Records with drawing code:
====
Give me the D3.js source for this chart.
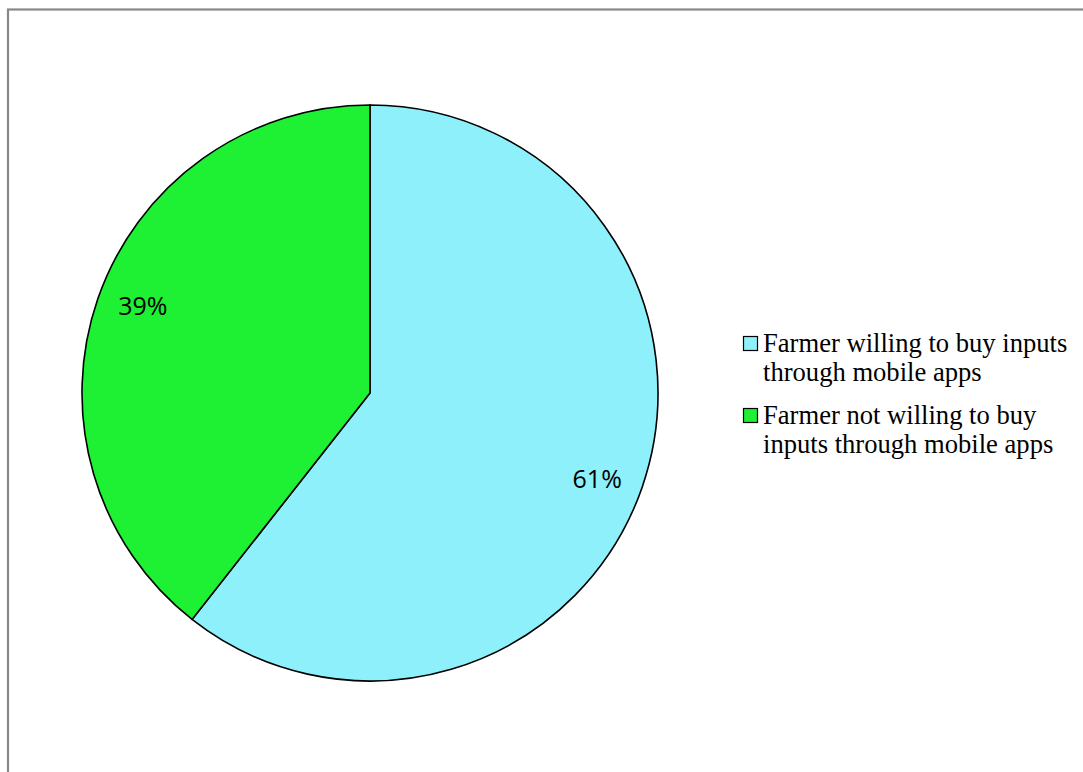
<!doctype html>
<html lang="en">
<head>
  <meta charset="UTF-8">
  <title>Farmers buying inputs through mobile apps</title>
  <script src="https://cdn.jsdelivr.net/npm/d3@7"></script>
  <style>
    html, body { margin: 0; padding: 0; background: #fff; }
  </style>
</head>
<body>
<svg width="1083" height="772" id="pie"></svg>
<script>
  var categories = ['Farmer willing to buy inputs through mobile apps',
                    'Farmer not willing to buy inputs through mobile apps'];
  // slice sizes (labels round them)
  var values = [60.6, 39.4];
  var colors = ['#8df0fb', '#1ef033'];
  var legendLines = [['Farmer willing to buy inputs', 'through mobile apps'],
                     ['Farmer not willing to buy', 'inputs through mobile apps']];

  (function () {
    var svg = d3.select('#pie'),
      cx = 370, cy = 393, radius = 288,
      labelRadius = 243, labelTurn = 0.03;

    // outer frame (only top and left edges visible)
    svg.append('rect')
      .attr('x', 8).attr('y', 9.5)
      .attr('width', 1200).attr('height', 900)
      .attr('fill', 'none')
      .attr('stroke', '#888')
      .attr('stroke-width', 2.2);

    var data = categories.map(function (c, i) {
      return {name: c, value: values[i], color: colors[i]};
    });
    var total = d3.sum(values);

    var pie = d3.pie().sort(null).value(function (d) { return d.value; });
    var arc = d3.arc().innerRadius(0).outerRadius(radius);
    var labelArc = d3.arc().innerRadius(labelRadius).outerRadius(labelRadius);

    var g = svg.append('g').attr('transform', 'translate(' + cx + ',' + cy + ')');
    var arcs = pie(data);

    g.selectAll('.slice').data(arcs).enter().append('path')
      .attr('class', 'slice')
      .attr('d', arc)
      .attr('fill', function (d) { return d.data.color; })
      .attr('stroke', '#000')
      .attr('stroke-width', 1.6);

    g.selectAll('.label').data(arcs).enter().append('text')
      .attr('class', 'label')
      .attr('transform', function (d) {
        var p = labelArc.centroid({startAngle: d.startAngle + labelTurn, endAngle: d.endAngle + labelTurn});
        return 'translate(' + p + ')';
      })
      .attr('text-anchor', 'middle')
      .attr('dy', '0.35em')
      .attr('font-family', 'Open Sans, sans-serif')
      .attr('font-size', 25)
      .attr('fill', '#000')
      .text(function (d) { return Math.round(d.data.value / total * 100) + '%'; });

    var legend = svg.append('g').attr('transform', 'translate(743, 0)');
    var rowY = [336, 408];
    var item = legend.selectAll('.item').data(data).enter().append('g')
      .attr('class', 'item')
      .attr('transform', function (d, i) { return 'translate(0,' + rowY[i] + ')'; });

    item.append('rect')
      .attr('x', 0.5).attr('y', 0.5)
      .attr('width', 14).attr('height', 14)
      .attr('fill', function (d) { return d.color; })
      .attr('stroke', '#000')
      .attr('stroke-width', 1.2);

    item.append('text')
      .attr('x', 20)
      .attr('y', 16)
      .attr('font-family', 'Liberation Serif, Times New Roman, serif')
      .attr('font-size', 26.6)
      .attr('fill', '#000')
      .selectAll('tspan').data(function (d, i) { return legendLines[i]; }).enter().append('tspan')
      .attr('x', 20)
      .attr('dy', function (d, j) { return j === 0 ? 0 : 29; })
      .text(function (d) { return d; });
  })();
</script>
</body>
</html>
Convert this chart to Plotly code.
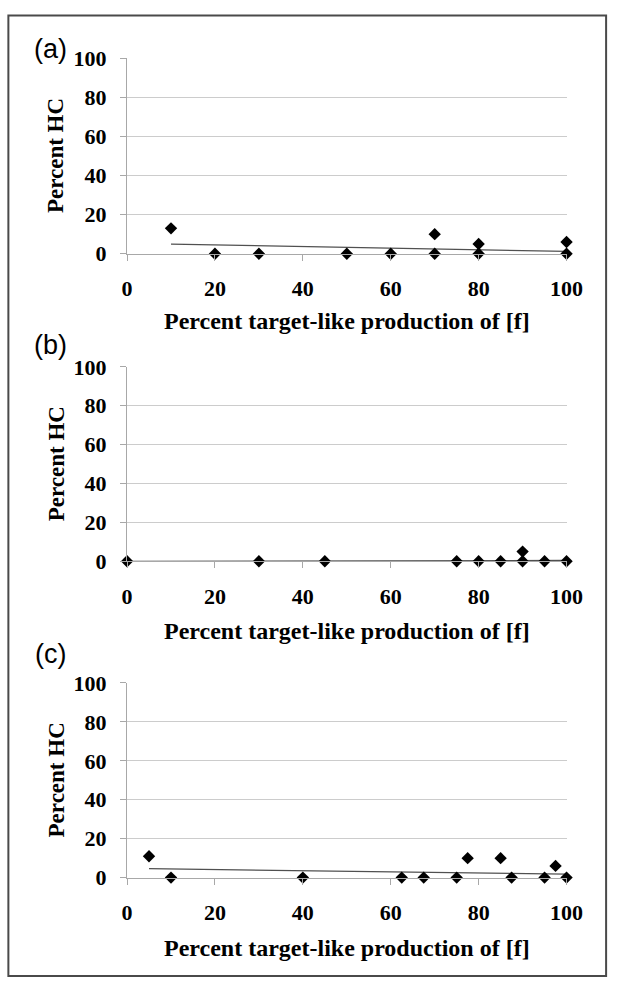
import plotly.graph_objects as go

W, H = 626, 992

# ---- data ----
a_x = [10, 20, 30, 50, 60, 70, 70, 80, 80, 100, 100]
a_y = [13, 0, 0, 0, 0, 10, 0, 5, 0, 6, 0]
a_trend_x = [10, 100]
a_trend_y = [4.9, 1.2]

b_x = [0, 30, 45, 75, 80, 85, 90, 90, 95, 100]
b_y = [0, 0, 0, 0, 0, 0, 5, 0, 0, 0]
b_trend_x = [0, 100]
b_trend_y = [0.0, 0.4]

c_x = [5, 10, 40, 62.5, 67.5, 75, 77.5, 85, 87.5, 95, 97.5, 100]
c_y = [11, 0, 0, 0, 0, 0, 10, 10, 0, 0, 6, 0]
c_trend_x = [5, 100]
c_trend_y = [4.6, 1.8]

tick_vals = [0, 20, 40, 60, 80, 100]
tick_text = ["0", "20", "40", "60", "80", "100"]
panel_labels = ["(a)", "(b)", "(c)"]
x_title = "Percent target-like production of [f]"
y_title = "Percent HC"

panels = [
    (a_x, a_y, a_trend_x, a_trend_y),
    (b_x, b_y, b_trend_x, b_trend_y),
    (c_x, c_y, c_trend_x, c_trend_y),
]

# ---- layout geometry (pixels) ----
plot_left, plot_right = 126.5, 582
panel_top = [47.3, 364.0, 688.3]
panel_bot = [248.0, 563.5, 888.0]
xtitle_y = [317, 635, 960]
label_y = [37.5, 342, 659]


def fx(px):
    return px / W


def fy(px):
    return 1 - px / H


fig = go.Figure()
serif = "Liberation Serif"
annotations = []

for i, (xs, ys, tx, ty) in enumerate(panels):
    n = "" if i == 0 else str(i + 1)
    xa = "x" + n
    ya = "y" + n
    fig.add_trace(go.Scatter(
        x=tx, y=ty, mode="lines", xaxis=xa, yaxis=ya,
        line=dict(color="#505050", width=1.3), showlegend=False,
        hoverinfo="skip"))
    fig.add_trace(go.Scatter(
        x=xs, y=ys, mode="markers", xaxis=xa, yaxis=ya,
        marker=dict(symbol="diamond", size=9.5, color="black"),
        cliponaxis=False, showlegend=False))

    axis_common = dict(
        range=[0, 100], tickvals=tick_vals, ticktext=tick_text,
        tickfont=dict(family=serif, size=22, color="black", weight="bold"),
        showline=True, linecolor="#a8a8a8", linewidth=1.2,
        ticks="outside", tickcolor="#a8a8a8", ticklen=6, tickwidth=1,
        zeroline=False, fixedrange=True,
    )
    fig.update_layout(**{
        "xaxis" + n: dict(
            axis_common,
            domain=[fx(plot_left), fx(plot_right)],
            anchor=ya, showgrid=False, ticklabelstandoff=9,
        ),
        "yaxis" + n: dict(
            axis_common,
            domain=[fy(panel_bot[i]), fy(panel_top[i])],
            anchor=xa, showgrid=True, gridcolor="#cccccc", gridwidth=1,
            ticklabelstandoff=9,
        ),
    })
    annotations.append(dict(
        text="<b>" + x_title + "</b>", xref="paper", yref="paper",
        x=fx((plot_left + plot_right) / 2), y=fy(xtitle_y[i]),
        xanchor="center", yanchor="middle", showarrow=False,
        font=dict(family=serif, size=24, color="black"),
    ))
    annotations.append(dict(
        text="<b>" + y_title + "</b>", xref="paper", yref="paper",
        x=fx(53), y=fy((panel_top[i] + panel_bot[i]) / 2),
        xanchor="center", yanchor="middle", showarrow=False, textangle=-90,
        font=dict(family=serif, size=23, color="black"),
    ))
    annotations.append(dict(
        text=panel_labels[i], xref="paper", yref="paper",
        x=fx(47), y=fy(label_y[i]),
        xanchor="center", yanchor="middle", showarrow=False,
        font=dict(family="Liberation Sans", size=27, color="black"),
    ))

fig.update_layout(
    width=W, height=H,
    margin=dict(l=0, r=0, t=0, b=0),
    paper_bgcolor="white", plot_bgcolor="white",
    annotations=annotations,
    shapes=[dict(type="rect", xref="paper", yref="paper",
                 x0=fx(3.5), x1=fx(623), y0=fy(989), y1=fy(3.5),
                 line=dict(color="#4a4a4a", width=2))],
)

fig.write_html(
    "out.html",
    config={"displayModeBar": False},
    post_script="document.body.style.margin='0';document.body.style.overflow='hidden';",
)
====
Could you quote, word for word, only the lines from the one containing "Convert this chart to Plotly code." through the one containing "cliponaxis=False, showlegend=False))", both included, and leave out any pictures?

ANSWER:
Convert this chart to Plotly code.
import plotly.graph_objects as go

W, H = 626, 992

# ---- data ----
a_x = [10, 20, 30, 50, 60, 70, 70, 80, 80, 100, 100]
a_y = [13, 0, 0, 0, 0, 10, 0, 5, 0, 6, 0]
a_trend_x = [10, 100]
a_trend_y = [4.9, 1.2]

b_x = [0, 30, 45, 75, 80, 85, 90, 90, 95, 100]
b_y = [0, 0, 0, 0, 0, 0, 5, 0, 0, 0]
b_trend_x = [0, 100]
b_trend_y = [0.0, 0.4]

c_x = [5, 10, 40, 62.5, 67.5, 75, 77.5, 85, 87.5, 95, 97.5, 100]
c_y = [11, 0, 0, 0, 0, 0, 10, 10, 0, 0, 6, 0]
c_trend_x = [5, 100]
c_trend_y = [4.6, 1.8]

tick_vals = [0, 20, 40, 60, 80, 100]
tick_text = ["0", "20", "40", "60", "80", "100"]
panel_labels = ["(a)", "(b)", "(c)"]
x_title = "Percent target-like production of [f]"
y_title = "Percent HC"

panels = [
    (a_x, a_y, a_trend_x, a_trend_y),
    (b_x, b_y, b_trend_x, b_trend_y),
    (c_x, c_y, c_trend_x, c_trend_y),
]

# ---- layout geometry (pixels) ----
plot_left, plot_right = 126.5, 582
panel_top = [47.3, 364.0, 688.3]
panel_bot = [248.0, 563.5, 888.0]
xtitle_y = [317, 635, 960]
label_y = [37.5, 342, 659]


def fx(px):
    return px / W


def fy(px):
    return 1 - px / H


fig = go.Figure()
serif = "Liberation Serif"
annotations = []

for i, (xs, ys, tx, ty) in enumerate(panels):
    n = "" if i == 0 else str(i + 1)
    xa = "x" + n
    ya = "y" + n
    fig.add_trace(go.Scatter(
        x=tx, y=ty, mode="lines", xaxis=xa, yaxis=ya,
        line=dict(color="#505050", width=1.3), showlegend=False,
        hoverinfo="skip"))
    fig.add_trace(go.Scatter(
        x=xs, y=ys, mode="markers", xaxis=xa, yaxis=ya,
        marker=dict(symbol="diamond", size=9.5, color="black"),
        cliponaxis=False, showlegend=False))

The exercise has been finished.